#### GIVEN MATERIAL
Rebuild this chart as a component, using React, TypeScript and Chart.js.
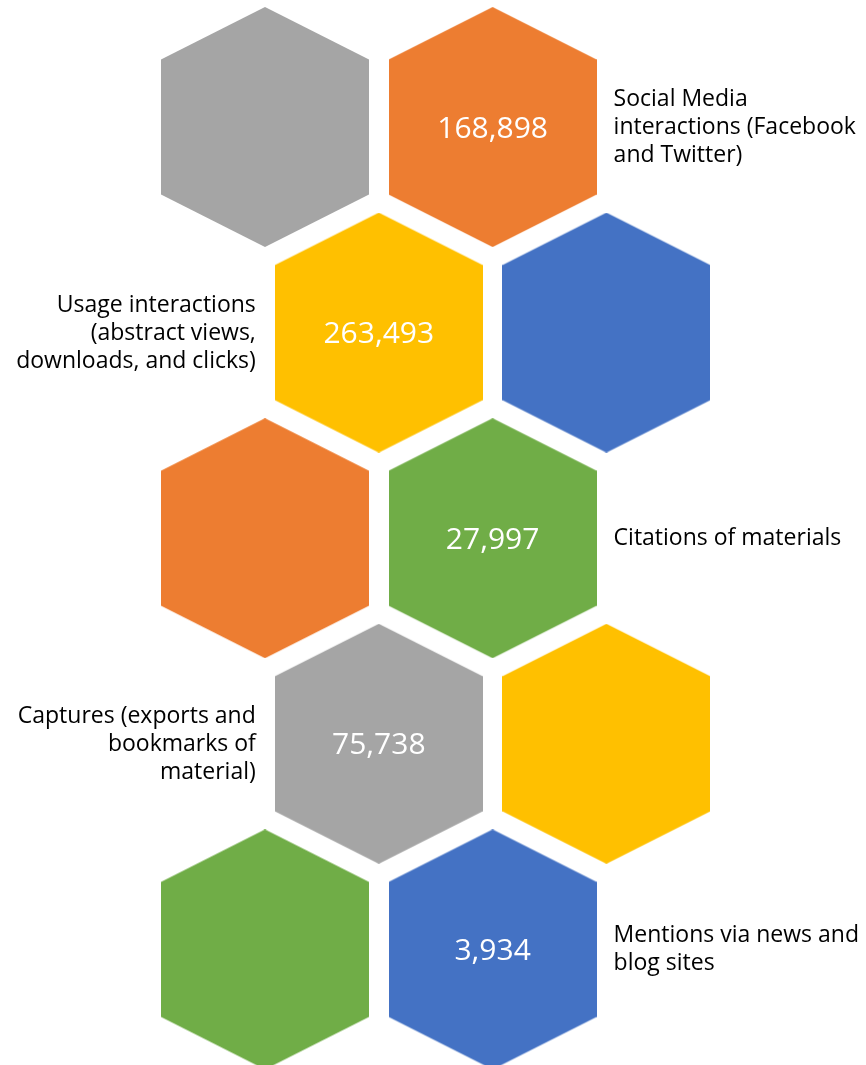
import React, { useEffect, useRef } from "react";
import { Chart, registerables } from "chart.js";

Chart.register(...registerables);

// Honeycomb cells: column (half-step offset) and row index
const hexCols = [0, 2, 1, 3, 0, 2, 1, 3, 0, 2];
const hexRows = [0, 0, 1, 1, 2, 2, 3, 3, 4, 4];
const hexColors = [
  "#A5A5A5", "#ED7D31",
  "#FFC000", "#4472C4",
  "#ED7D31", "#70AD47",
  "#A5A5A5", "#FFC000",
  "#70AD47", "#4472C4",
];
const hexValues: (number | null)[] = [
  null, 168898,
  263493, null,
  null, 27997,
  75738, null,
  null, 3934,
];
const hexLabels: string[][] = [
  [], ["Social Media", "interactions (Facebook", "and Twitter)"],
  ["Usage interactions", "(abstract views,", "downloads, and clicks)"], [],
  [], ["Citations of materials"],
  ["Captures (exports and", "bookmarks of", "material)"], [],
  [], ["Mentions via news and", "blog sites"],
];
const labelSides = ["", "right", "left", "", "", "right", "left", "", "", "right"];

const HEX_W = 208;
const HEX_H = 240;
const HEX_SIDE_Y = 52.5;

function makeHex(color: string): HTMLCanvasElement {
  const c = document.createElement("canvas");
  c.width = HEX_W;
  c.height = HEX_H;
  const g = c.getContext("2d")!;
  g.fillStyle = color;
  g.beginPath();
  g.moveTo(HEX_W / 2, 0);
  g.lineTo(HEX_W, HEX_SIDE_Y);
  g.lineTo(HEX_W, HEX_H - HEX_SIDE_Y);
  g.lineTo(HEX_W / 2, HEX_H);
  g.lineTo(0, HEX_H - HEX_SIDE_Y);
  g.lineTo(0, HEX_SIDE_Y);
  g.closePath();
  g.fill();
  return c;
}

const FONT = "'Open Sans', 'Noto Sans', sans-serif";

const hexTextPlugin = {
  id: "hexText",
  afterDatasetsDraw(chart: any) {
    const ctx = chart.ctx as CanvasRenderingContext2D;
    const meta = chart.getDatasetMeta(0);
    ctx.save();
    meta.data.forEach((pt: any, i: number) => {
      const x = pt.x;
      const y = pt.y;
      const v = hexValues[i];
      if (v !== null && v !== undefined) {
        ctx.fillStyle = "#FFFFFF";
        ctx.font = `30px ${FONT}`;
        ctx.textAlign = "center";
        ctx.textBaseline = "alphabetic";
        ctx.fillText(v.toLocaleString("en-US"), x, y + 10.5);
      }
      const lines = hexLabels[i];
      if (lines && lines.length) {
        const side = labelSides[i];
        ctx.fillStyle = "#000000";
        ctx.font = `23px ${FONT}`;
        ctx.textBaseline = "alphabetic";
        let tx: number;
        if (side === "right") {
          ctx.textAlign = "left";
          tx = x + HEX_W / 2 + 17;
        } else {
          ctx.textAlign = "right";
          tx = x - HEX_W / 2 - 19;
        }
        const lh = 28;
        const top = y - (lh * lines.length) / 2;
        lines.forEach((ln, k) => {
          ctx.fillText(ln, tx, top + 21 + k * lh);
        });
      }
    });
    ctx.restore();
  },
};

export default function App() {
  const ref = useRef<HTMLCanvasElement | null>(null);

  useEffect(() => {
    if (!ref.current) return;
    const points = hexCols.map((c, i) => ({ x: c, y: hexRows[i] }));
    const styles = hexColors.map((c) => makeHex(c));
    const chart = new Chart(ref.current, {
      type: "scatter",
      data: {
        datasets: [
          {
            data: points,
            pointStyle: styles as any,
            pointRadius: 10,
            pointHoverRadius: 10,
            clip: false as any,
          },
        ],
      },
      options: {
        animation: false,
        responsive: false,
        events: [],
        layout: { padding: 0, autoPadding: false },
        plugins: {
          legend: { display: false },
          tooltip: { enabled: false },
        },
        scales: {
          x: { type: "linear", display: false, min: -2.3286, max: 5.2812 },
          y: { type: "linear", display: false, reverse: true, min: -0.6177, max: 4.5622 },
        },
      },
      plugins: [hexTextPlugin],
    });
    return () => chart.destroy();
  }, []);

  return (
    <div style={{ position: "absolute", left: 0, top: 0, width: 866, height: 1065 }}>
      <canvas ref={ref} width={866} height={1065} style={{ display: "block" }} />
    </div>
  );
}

#### GIVEN PROBLEM
Extract the lines exactly, please: the first line of the listing, the line with "Chart.register(...registerables);", and every line between them, but no pictures.

#### WORKED ANSWER
Rebuild this chart as a component, using React, TypeScript and Chart.js.
import React, { useEffect, useRef } from "react";
import { Chart, registerables } from "chart.js";

Chart.register(...registerables);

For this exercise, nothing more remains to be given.